== PROBLEM TO WORK ON ==
Repeat the material exactly, every line of it.

* Begin RECORDS FOR THIS TASK *

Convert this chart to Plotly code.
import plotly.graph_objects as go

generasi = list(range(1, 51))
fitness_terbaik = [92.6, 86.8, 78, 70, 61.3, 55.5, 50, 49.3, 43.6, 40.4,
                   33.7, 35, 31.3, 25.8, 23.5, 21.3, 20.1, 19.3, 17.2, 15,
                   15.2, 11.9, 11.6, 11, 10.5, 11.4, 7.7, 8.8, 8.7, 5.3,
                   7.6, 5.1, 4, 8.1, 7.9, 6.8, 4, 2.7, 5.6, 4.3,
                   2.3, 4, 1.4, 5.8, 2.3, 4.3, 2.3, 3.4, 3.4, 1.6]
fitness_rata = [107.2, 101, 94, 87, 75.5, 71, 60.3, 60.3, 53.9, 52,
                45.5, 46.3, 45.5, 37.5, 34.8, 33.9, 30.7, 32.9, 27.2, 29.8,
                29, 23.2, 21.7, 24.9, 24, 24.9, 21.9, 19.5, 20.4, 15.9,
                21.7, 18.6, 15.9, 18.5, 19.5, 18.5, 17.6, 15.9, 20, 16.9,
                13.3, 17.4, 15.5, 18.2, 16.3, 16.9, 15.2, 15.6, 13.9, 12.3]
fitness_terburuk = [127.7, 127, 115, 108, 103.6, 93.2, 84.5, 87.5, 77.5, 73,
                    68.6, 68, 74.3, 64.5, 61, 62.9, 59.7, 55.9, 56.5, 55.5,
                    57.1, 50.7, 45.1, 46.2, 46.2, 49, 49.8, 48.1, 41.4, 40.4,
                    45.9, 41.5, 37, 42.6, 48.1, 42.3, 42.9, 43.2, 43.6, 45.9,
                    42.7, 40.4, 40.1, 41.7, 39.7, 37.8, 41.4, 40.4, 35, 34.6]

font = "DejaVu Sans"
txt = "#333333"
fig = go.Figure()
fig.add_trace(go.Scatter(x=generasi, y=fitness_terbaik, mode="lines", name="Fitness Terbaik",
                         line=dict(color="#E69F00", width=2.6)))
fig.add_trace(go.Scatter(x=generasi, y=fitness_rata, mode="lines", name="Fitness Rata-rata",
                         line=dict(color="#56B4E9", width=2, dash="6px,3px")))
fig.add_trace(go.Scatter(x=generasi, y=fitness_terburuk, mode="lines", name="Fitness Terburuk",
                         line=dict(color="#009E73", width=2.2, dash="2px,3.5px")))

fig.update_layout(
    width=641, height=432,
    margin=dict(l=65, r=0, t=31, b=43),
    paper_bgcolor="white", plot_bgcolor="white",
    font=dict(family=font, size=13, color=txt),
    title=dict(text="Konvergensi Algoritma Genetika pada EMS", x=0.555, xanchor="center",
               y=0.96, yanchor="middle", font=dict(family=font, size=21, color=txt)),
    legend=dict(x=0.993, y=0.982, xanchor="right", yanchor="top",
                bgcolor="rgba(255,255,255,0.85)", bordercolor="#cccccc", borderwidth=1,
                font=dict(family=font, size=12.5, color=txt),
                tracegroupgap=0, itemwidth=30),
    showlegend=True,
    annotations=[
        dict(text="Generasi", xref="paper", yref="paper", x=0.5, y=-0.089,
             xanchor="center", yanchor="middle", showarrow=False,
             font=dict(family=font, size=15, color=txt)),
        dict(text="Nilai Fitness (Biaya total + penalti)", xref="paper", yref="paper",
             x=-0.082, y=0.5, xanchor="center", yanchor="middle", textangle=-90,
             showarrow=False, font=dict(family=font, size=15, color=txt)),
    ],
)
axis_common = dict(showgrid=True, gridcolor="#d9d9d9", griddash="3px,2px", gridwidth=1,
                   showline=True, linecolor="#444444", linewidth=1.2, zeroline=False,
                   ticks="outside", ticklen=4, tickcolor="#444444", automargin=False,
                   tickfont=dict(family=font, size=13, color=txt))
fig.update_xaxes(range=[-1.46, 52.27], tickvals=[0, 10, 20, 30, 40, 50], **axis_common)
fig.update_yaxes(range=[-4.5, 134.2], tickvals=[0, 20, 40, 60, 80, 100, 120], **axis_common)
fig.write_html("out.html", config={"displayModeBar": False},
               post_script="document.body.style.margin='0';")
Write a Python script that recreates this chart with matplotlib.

* End RECORDS FOR THIS TASK *

== RESULT FOR THIS TASK ==
Convert this chart to Plotly code.
import plotly.graph_objects as go

generasi = list(range(1, 51))
fitness_terbaik = [92.6, 86.8, 78, 70, 61.3, 55.5, 50, 49.3, 43.6, 40.4,
                   33.7, 35, 31.3, 25.8, 23.5, 21.3, 20.1, 19.3, 17.2, 15,
                   15.2, 11.9, 11.6, 11, 10.5, 11.4, 7.7, 8.8, 8.7, 5.3,
                   7.6, 5.1, 4, 8.1, 7.9, 6.8, 4, 2.7, 5.6, 4.3,
                   2.3, 4, 1.4, 5.8, 2.3, 4.3, 2.3, 3.4, 3.4, 1.6]
fitness_rata = [107.2, 101, 94, 87, 75.5, 71, 60.3, 60.3, 53.9, 52,
                45.5, 46.3, 45.5, 37.5, 34.8, 33.9, 30.7, 32.9, 27.2, 29.8,
                29, 23.2, 21.7, 24.9, 24, 24.9, 21.9, 19.5, 20.4, 15.9,
                21.7, 18.6, 15.9, 18.5, 19.5, 18.5, 17.6, 15.9, 20, 16.9,
                13.3, 17.4, 15.5, 18.2, 16.3, 16.9, 15.2, 15.6, 13.9, 12.3]
fitness_terburuk = [127.7, 127, 115, 108, 103.6, 93.2, 84.5, 87.5, 77.5, 73,
                    68.6, 68, 74.3, 64.5, 61, 62.9, 59.7, 55.9, 56.5, 55.5,
                    57.1, 50.7, 45.1, 46.2, 46.2, 49, 49.8, 48.1, 41.4, 40.4,
                    45.9, 41.5, 37, 42.6, 48.1, 42.3, 42.9, 43.2, 43.6, 45.9,
                    42.7, 40.4, 40.1, 41.7, 39.7, 37.8, 41.4, 40.4, 35, 34.6]

font = "DejaVu Sans"
txt = "#333333"
fig = go.Figure()
fig.add_trace(go.Scatter(x=generasi, y=fitness_terbaik, mode="lines", name="Fitness Terbaik",
                         line=dict(color="#E69F00", width=2.6)))
fig.add_trace(go.Scatter(x=generasi, y=fitness_rata, mode="lines", name="Fitness Rata-rata",
                         line=dict(color="#56B4E9", width=2, dash="6px,3px")))
fig.add_trace(go.Scatter(x=generasi, y=fitness_terburuk, mode="lines", name="Fitness Terburuk",
                         line=dict(color="#009E73", width=2.2, dash="2px,3.5px")))

fig.update_layout(
    width=641, height=432,
    margin=dict(l=65, r=0, t=31, b=43),
    paper_bgcolor="white", plot_bgcolor="white",
    font=dict(family=font, size=13, color=txt),
    title=dict(text="Konvergensi Algoritma Genetika pada EMS", x=0.555, xanchor="center",
               y=0.96, yanchor="middle", font=dict(family=font, size=21, color=txt)),
    legend=dict(x=0.993, y=0.982, xanchor="right", yanchor="top",
                bgcolor="rgba(255,255,255,0.85)", bordercolor="#cccccc", borderwidth=1,
                font=dict(family=font, size=12.5, color=txt),
                tracegroupgap=0, itemwidth=30),
    showlegend=True,
    annotations=[
        dict(text="Generasi", xref="paper", yref="paper", x=0.5, y=-0.089,
             xanchor="center", yanchor="middle", showarrow=False,
             font=dict(family=font, size=15, color=txt)),
        dict(text="Nilai Fitness (Biaya total + penalti)", xref="paper", yref="paper",
             x=-0.082, y=0.5, xanchor="center", yanchor="middle", textangle=-90,
             showarrow=False, font=dict(family=font, size=15, color=txt)),
    ],
)
axis_common = dict(showgrid=True, gridcolor="#d9d9d9", griddash="3px,2px", gridwidth=1,
                   showline=True, linecolor="#444444", linewidth=1.2, zeroline=False,
                   ticks="outside", ticklen=4, tickcolor="#444444", automargin=False,
                   tickfont=dict(family=font, size=13, color=txt))
fig.update_xaxes(range=[-1.46, 52.27], tickvals=[0, 10, 20, 30, 40, 50], **axis_common)
fig.update_yaxes(range=[-4.5, 134.2], tickvals=[0, 20, 40, 60, 80, 100, 120], **axis_common)
fig.write_html("out.html", config={"displayModeBar": False},
               post_script="document.body.style.margin='0';")
Write a Python script that recreates this chart with matplotlib.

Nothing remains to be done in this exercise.